La nature est la pharmacie d'origine du monde
La médecine moderne n'est apparue qu'au XIXe siècle. Mais alors, comment les êtres humains ont-ils réussi, depuis six millions d'années, à survivre aux maladies sans les médicaments ni les traitements modernes ?
Des analyses ADN ont montré que les premiers humains pouvaient avoir traité des abcès dentaires avec du peuplier, contenant l'ingrédient actif de l'aspirine, et de la moisissure Penicillium, d'où est tiré l'antibiotique pénicilline. Je suis convaincu que de nombreux autres traitements non encore découverts se trouvent juste sous notre nez, dans les produits de la nature.
Ces « produits naturels » engendrés par des organismes vivants (microbes, champignons, coraux et plantes) présentent un avantage important : de par leurs caractéristiques structurelles, ils sont déjà conçus pour fonctionner dans des créatures vivantes et leurs fonctions sont applicables d'une espèce à l'autre, ce qui les rend particulièrement intéressants comme source de découverte de nouveaux médicaments.

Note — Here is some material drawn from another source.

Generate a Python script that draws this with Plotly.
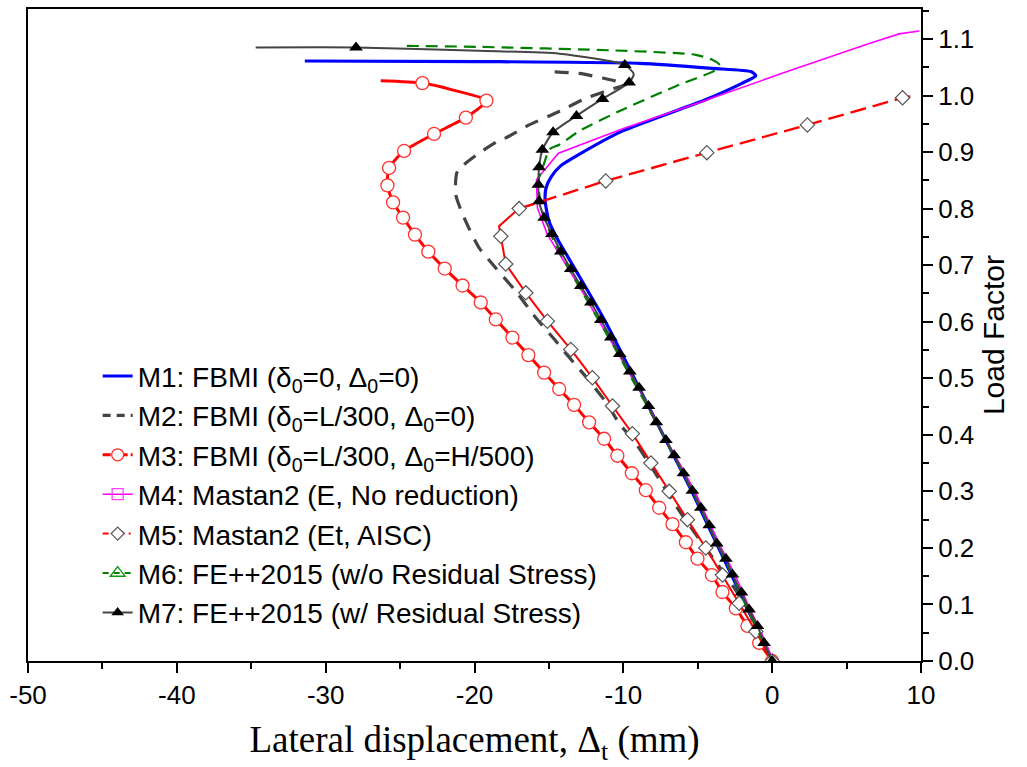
import plotly.graph_objects as go

# ---------------- data ----------------
x_ticks = [-50, -40, -30, -20, -10, 0, 10]
y_ticks = [0.0, 0.1, 0.2, 0.3, 0.4, 0.5, 0.6, 0.7, 0.8, 0.9, 1.0, 1.1]

names = [
    "M1: FBMI (δ<sub>0</sub>=0, Δ<sub>0</sub>=0)",
    "M2: FBMI (δ<sub>0</sub>=L/300, Δ<sub>0</sub>=0)",
    "M3: FBMI (δ<sub>0</sub>=L/300, Δ<sub>0</sub>=H/500)",
    "M4: Mastan2 (E, No reduction)",
    "M5: Mastan2 (Et, AISC)",
    "M6: FE++2015 (w/o Residual Stress)",
    "M7: FE++2015 (w/ Residual Stress)",
]

m1_x = [0, -2.7, -5.4, -8.3, -11.2, -13.4, -14.5, -15.0, -15.25, -15.2, -14.85, -14.2, -12.97,
        -10.08, -4.44, -2.0, -1.1, -1.4, -4.0, -8.9, -19.7, -31.4]
m1_y = [0, 0.15, 0.30, 0.45, 0.60, 0.70, 0.75, 0.778, 0.813, 0.836, 0.856, 0.876, 0.896,
        0.937, 0.993, 1.022, 1.035, 1.042, 1.048, 1.057, 1.060, 1.061]

m2_x = [0, -0.42, -1.21, -2.44, -3.7, -5.0, -6.25, -8.04, -9.3, -10.25, -11.07, -12.3,
        -13.64, -14.54, -15.88, -17.23, -18.57, -19.7, -20.7, -21.26, -21.15, -19.7,
        -18.46, -17.9, -16.33, -14.54, -12.52, -10.95, -9.83, -11.4, -12.97, -14.76]
m2_y = [0, 0.025, 0.072, 0.125, 0.172, 0.219, 0.266, 0.34, 0.39, 0.419, 0.454, 0.496,
        0.537, 0.566, 0.607, 0.654, 0.695, 0.731, 0.784, 0.825, 0.866, 0.898,
        0.919, 0.925, 0.948, 0.969, 0.995, 1.01, 1.02, 1.031, 1.039, 1.042]

m3_x = [0, -0.87, -1.66, -2.44, -3.34, -4.05, -5.02, -5.8, -6.7, -7.59, -8.49, -9.43,
        -10.4, -11.29, -12.3, -13.31, -14.31, -15.32, -16.38, -17.45, -18.57, -19.58,
        -20.8, -22.0, -23.1, -24.0, -24.8, -25.47, -25.85, -25.74, -24.73, -22.72,
        -20.58, -19.2, -21.5, -23.5, -26.3]
m3_y = [0, 0.032, 0.062, 0.093, 0.122, 0.152, 0.181, 0.21, 0.242, 0.271, 0.302, 0.332,
        0.363, 0.393, 0.422, 0.453, 0.481, 0.51, 0.541, 0.572, 0.604, 0.634,
        0.664, 0.694, 0.724, 0.754, 0.784, 0.811, 0.841, 0.872, 0.902, 0.932,
        0.961, 0.991, 1.010, 1.022, 1.026]
m3_plain = [34, 36]          # line-only vertices (no marker)

m4_x = [0.1, -0.76, -1.66, -2.49, -3.45, -4.35, -5.24, -6.25, -7.37, -8.31, -9.43, -10.5,
        -11.63, -12.7, -13.91, -15.1, -15.77, -15.84, -14.36, -9.95, -4.5, 0.96, 6.52,
        8.53, 9.9]
m4_y = [0, 0.052, 0.102, 0.152, 0.202, 0.252, 0.302, 0.351, 0.402, 0.453, 0.501, 0.551,
        0.601, 0.651, 0.704, 0.754, 0.801, 0.851, 0.898, 0.942, 0.991, 1.042, 1.092,
        1.109, 1.114]
m4_plain = [23, 24]

m5_x = [0, -1.1, -2.22, -3.34, -4.46, -5.69, -6.92, -8.15, -9.39, -10.73, -12.08, -13.53,
        -15.1, -16.55, -17.9, -18.23, -18.35, -17.45, -17.0, -11.18, -4.39, 2.37, 8.76, 9.66]
m5_y = [0, 0.052, 0.102, 0.152, 0.20, 0.25, 0.30, 0.35, 0.402, 0.451, 0.501, 0.551,
        0.601, 0.651, 0.702, 0.751, 0.769, 0.79, 0.80, 0.849, 0.899, 0.948, 0.996, 1.0]
m5_plain = [16, 17, 23]
m5_split = 18                # solid up to this vertex, dashed after

m6_x = [0, -0.9, -1.8, -2.65, -3.55, -4.45, -5.36, -6.35, -7.35, -8.38, -9.45, -10.5,
        -11.6, -12.7, -13.8, -14.8, -15.5, -15.7, -15.35, -14.95, -14.3, -12.97, -10.06,
        -6.25, -3.8, -3.56, -4.0, -5.13, -10.9, -19.7, -25.0]
m6_y = [0, 0.05, 0.10, 0.15, 0.20, 0.25, 0.30, 0.35, 0.40, 0.45, 0.50, 0.55,
        0.60, 0.65, 0.70, 0.75, 0.80, 0.85, 0.878, 0.905, 0.913, 0.937, 0.975,
        1.019, 1.045, 1.055, 1.063, 1.072, 1.080, 1.086, 1.088]
m6_marked = [0, 3, 6, 9, 12, 15, 19, 25]

m7_x = [0, -0.54, -0.99, -1.55, -2.06, -2.67, -3.11, -3.72, -4.23, -4.79, -5.36, -5.96,
        -6.59, -7.14, -7.78, -8.31, -8.94, -9.56, -10.24, -10.84, -11.51, -12.18, -12.86,
        -13.53, -14.20, -14.80, -15.32, -15.66, -15.71, -15.66, -15.44, -14.72, -13.15,
        -11.40, -9.61, -9.3, -9.9, -14.3, -19.7, -27.96, -34.7]
m7_y = [0, 0.032, 0.062, 0.091, 0.121, 0.153, 0.181, 0.208, 0.240, 0.271, 0.301, 0.332,
        0.364, 0.391, 0.422, 0.451, 0.483, 0.512, 0.543, 0.572, 0.603, 0.634, 0.663,
        0.693, 0.724, 0.755, 0.784, 0.813, 0.842, 0.873, 0.904, 0.935, 0.964,
        0.994, 1.023, 1.038, 1.054, 1.074, 1.079, 1.085, 1.085]
m7_plain = [35, 37, 38, 40]

# ---------------- figure ----------------
fig = go.Figure()


def pick(vals, idx):
    return [vals[i] for i in idx]


def add_line(x, y, color, width, dash="solid", shape="linear"):
    fig.add_trace(go.Scatter(x=x, y=y, mode="lines", showlegend=False, hoverinfo="skip",
                             line=dict(color=color, width=width, dash=dash, shape=shape,
                                       smoothing=0.6)))


def add_markers(x, y, idx, symbol, size, color, fill, lw):
    fig.add_trace(go.Scatter(x=pick(x, idx), y=pick(y, idx), mode="markers",
                             showlegend=False, hoverinfo="skip",
                             marker=dict(symbol=symbol, size=size, color=fill,
                                         line=dict(color=color, width=lw))))


# M1
add_line(m1_x, m1_y, "#0000FF", 3.2, shape="spline")
# M2
add_line(m2_x, m2_y, "#444444", 3.2, "14px,10px", shape="spline")
# M3
add_line(m3_x, m3_y, "#FF0000", 3, shape="spline")
add_markers(m3_x, m3_y, [i for i in range(len(m3_x)) if i not in m3_plain],
            "circle", 13, "#FF3030", "white", 1.3)
# M4
add_line(m4_x, m4_y, "#FF00FF", 1.6)
add_markers(m4_x, m4_y, [i for i in range(len(m4_x)) if i not in m4_plain],
            "square-open", 11, "#FF44FF", "rgba(0,0,0,0)", 1.3)
# M5
add_line(m5_x[:m5_split + 1], m5_y[:m5_split + 1], "#FF0000", 2)
add_line(m5_x[m5_split:], m5_y[m5_split:], "#FF0000", 2.4, "16px,7px")
add_markers(m5_x, m5_y, [i for i in range(len(m5_x)) if i not in m5_plain],
            "diamond", 11, "#555555", "white", 1.2)
# M6
add_line(m6_x, m6_y, "#008000", 2.2, "12px,7px", shape="spline")
add_markers(m6_x, m6_y, m6_marked, "triangle-up-open", 13, "#119911", "rgba(0,0,0,0)", 1.3)
# M7
add_line(m7_x, m7_y, "#444444", 2, shape="spline")
add_markers(m7_x, m7_y, [i for i in range(len(m7_x)) if i not in m7_plain],
            "triangle-up", 12, "black", "black", 0)

# legend entries
leg_styles = [
    dict(line=dict(color="#0000FF", width=3.2), mode="lines"),
    dict(line=dict(color="#444444", width=3.2, dash="8px,6px"), mode="lines"),
    dict(line=dict(color="#FF0000", width=3, dash="8px,3px,3px,3px"), mode="lines+markers",
         marker=dict(symbol="circle", size=12, color="white", line=dict(color="#FF3030", width=1.3))),
    dict(line=dict(color="#FF00FF", width=1.6), mode="lines+markers",
         marker=dict(symbol="square-open", size=11, color="#FF44FF", line=dict(width=1.3))),
    dict(line=dict(color="#FF0000", width=2, dash="6px,4px,2px,4px"), mode="lines+markers",
         marker=dict(symbol="diamond", size=10, color="white", line=dict(color="#555555", width=1.2))),
    dict(line=dict(color="#008000", width=2, dash="6px,5px"), mode="lines+markers",
         marker=dict(symbol="triangle-up-open", size=13, color="#119911", line=dict(width=1.3))),
    dict(line=dict(color="#444444", width=2), mode="lines+markers",
         marker=dict(symbol="triangle-up", size=11, color="black")),
]
for nm, st in zip(names, leg_styles):
    fig.add_trace(go.Scatter(x=[None], y=[None], name=nm, **st))

axis_font = dict(family="Liberation Sans, Arial", size=26, color="black")

fig.update_layout(
    width=1027, height=767,
    margin=dict(l=28, r=106, t=7, b=106),
    paper_bgcolor="white", plot_bgcolor="white",
    showlegend=True,
    legend=dict(x=0.078, y=0.475, xanchor="left", yanchor="top",
                bgcolor="rgba(0,0,0,0)", borderwidth=0,
                font=dict(family="Liberation Sans, Arial", size=28, color="black"),
                itemwidth=30, tracegroupgap=0),
    xaxis=dict(range=[-50, 10], tickmode="array", tickvals=x_ticks,
               ticktext=[str(v) for v in x_ticks],
               ticks="outside", ticklen=10, tickwidth=2, tickcolor="black",
               showline=True, linewidth=2, linecolor="black", mirror=True,
               showgrid=False, zeroline=False, tickfont=axis_font,
               minor=dict(tick0=-50, dtick=5, ticks="outside", ticklen=6,
                          tickwidth=2, tickcolor="black", showgrid=False),
               title=dict(text="Lateral displacement, Δ<sub>t</sub> (mm)",
                          font=dict(family="Liberation Serif, Times New Roman", size=37,
                                    color="black"), standoff=17)),
    yaxis=dict(range=[0, 1.153], side="right", tickmode="array", tickvals=y_ticks,
               ticktext=[f"{v:.1f}" for v in y_ticks],
               ticks="outside", ticklen=10, tickwidth=2, tickcolor="black",
               showline=True, linewidth=2, linecolor="black", mirror=True,
               showgrid=False, zeroline=False, tickfont=axis_font,
               minor=dict(tick0=0, dtick=0.05, ticks="outside", ticklen=6,
                          tickwidth=2, tickcolor="black", showgrid=False),
               title=dict(text="Load Factor",
                          font=dict(family="Liberation Sans, Arial", size=30, color="black"),
                          standoff=10)),
)

fig.write_html("out.html")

D'ailleurs, ces produits naturels dérivés de microbes et de plantes constituent encore aujourd'hui la plus grande ressource de la médecine moderne pour la découverte de médicaments. Actuellement, plus de la moitié des médicaments approuvés disponibles dans le monde sont directement ou indirectement tirés de produits naturels. Par exemple le Lipitor, un anticholestérol dérivé d'un composé produit par le champignon Penicillium citrinum, ou le Taxol, un anticancéreux utilisé en chimiothérapie qui provient de l'écorce de l'if du Pacifique (Taxus brevifolia). Dans l'océan, des milliers de micro-organismes sont explorés comme sources potentielles de médicaments, sans parler de tous ceux qui se trouvent sur terre.
La découverte de médicaments à base de produits naturels n'est pas sans difficultés. Depuis les années 1980, ces derniers sont tombés en disgrâce en raison de défis technologiques (méthodes de recherche coûteuses ou incapacité à analyser pleinement la complexité de ces produits) et de considérations écologiques et juridiques, comme le maintien de la biodiversité. De plus, leur rentabilité limitée a conduit les groupes pharmaceutiques et les États à réduire progressivement leurs programmes visant à découvrir des médicaments à base de produits naturels.
Mais avec l'augmentation de la résistance aux antibiotiques et l'apparition de nouvelles crises sanitaires comme celle du Covid-19, il est impératif de développer de nouveaux médicaments. L'Organisation mondiale de la santé a réaffirmé que la résistance aux antibiotiques est une urgence sanitaire mondiale qui met en péril les progrès de la médecine moderne. Si les antibiotiques actuels perdent leur efficacité, des procédures médicales courantes comme les césariennes et les traitements contre le cancer pourraient devenir incroyablement risquées, voire, pour certaines d'entre elles comme les transplantations, pratiquement impossibles.
Face à cette urgence, j'en appelle à une prise de conscience : la nature reste la pharmacie d'origine du monde. Et je pense qu'il nous faut suivre ce chemin, que nous avons trop longtemps délaissé.